* **EXERCISE PROMPT**
Give back every line exactly as it appears, pictures excluded.

◆ ◆ ◆ ◆ ◆ ◆ ◆

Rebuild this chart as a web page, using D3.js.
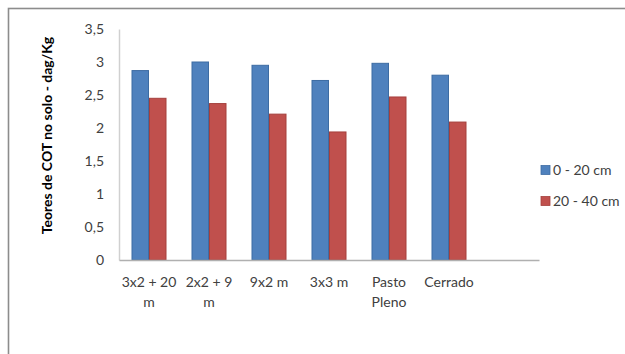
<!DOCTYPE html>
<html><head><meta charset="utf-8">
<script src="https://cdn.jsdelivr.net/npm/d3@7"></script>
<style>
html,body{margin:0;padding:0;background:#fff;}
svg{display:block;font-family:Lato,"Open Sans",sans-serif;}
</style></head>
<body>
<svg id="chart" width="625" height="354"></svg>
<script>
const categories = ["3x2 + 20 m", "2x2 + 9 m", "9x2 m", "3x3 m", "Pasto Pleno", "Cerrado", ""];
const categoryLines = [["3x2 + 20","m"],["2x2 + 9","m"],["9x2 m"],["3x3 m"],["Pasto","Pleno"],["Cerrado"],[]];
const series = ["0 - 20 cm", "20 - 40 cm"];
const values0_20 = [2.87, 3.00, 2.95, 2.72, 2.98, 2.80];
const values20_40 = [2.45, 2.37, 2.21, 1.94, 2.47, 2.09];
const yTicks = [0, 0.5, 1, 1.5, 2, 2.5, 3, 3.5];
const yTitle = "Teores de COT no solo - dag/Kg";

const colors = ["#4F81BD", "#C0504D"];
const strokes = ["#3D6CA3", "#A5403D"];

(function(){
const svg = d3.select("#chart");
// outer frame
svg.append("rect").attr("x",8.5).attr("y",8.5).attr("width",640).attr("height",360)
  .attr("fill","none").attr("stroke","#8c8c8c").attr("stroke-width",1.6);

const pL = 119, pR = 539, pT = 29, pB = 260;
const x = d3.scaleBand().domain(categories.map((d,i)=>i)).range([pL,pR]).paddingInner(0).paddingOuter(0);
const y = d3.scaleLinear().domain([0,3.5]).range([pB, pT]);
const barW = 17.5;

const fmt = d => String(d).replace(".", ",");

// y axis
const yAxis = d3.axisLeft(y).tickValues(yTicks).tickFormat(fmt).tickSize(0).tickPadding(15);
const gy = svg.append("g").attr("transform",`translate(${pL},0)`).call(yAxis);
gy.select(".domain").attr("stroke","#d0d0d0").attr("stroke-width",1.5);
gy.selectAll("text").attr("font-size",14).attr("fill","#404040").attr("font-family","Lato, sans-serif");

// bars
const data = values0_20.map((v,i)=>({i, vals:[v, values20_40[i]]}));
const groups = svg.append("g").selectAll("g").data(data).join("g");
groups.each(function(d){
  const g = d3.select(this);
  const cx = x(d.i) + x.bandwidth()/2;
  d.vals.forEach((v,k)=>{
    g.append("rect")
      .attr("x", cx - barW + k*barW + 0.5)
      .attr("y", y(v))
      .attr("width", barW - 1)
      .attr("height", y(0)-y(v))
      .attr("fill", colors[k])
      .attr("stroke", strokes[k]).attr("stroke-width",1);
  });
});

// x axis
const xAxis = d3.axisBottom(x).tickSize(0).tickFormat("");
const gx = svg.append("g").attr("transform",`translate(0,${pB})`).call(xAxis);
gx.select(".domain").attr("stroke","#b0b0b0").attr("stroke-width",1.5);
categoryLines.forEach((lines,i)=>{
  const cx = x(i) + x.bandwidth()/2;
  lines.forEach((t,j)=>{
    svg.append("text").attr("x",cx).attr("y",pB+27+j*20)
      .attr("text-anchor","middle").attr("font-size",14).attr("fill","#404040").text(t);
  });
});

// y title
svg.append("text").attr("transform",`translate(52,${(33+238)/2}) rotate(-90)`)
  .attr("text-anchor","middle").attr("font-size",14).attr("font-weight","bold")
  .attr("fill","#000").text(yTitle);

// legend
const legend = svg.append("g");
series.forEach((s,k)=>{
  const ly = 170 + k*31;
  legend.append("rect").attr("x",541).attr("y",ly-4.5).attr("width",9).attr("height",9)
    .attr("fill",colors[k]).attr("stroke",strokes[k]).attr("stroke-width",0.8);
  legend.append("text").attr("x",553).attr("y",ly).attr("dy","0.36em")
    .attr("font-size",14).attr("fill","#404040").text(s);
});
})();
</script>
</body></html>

◆ ◆ ◆ ◆ ◆ ◆ ◆

* **TASK RESULT**
Rebuild this chart as a web page, using D3.js.
<!DOCTYPE html>
<html><head><meta charset="utf-8">
<script src="https://cdn.jsdelivr.net/npm/d3@7"></script>
<style>
html,body{margin:0;padding:0;background:#fff;}
svg{display:block;font-family:Lato,"Open Sans",sans-serif;}
</style></head>
<body>
<svg id="chart" width="625" height="354"></svg>
<script>
const categories = ["3x2 + 20 m", "2x2 + 9 m", "9x2 m", "3x3 m", "Pasto Pleno", "Cerrado", ""];
const categoryLines = [["3x2 + 20","m"],["2x2 + 9","m"],["9x2 m"],["3x3 m"],["Pasto","Pleno"],["Cerrado"],[]];
const series = ["0 - 20 cm", "20 - 40 cm"];
const values0_20 = [2.87, 3.00, 2.95, 2.72, 2.98, 2.80];
const values20_40 = [2.45, 2.37, 2.21, 1.94, 2.47, 2.09];
const yTicks = [0, 0.5, 1, 1.5, 2, 2.5, 3, 3.5];
const yTitle = "Teores de COT no solo - dag/Kg";

const colors = ["#4F81BD", "#C0504D"];
const strokes = ["#3D6CA3", "#A5403D"];

(function(){
const svg = d3.select("#chart");
// outer frame
svg.append("rect").attr("x",8.5).attr("y",8.5).attr("width",640).attr("height",360)
  .attr("fill","none").attr("stroke","#8c8c8c").attr("stroke-width",1.6);

const pL = 119, pR = 539, pT = 29, pB = 260;
const x = d3.scaleBand().domain(categories.map((d,i)=>i)).range([pL,pR]).paddingInner(0).paddingOuter(0);
const y = d3.scaleLinear().domain([0,3.5]).range([pB, pT]);
const barW = 17.5;

const fmt = d => String(d).replace(".", ",");

// y axis
const yAxis = d3.axisLeft(y).tickValues(yTicks).tickFormat(fmt).tickSize(0).tickPadding(15);
const gy = svg.append("g").attr("transform",`translate(${pL},0)`).call(yAxis);
gy.select(".domain").attr("stroke","#d0d0d0").attr("stroke-width",1.5);
gy.selectAll("text").attr("font-size",14).attr("fill","#404040").attr("font-family","Lato, sans-serif");

// bars
const data = values0_20.map((v,i)=>({i, vals:[v, values20_40[i]]}));
const groups = svg.append("g").selectAll("g").data(data).join("g");
groups.each(function(d){
  const g = d3.select(this);
  const cx = x(d.i) + x.bandwidth()/2;
  d.vals.forEach((v,k)=>{
    g.append("rect")
      .attr("x", cx - barW + k*barW + 0.5)
      .attr("y", y(v))
      .attr("width", barW - 1)
      .attr("height", y(0)-y(v))
      .attr("fill", colors[k])
      .attr("stroke", strokes[k]).attr("stroke-width",1);
  });
});

// x axis
const xAxis = d3.axisBottom(x).tickSize(0).tickFormat("");
const gx = svg.append("g").attr("transform",`translate(0,${pB})`).call(xAxis);
gx.select(".domain").attr("stroke","#b0b0b0").attr("stroke-width",1.5);
categoryLines.forEach((lines,i)=>{
  const cx = x(i) + x.bandwidth()/2;
  lines.forEach((t,j)=>{
    svg.append("text").attr("x",cx).attr("y",pB+27+j*20)
      .attr("text-anchor","middle").attr("font-size",14).attr("fill","#404040").text(t);
  });
});

// y title
svg.append("text").attr("transform",`translate(52,${(33+238)/2}) rotate(-90)`)
  .attr("text-anchor","middle").attr("font-size",14).attr("font-weight","bold")
  .attr("fill","#000").text(yTitle);

// legend
const legend = svg.append("g");
series.forEach((s,k)=>{
  const ly = 170 + k*31;
  legend.append("rect").attr("x",541).attr("y",ly-4.5).attr("width",9).attr("height",9)
    .attr("fill",colors[k]).attr("stroke",strokes[k]).attr("stroke-width",0.8);
  legend.append("text").attr("x",553).attr("y",ly).attr("dy","0.36em")
    .attr("font-size",14).attr("fill","#404040").text(s);
});
})();
</script>
</body></html>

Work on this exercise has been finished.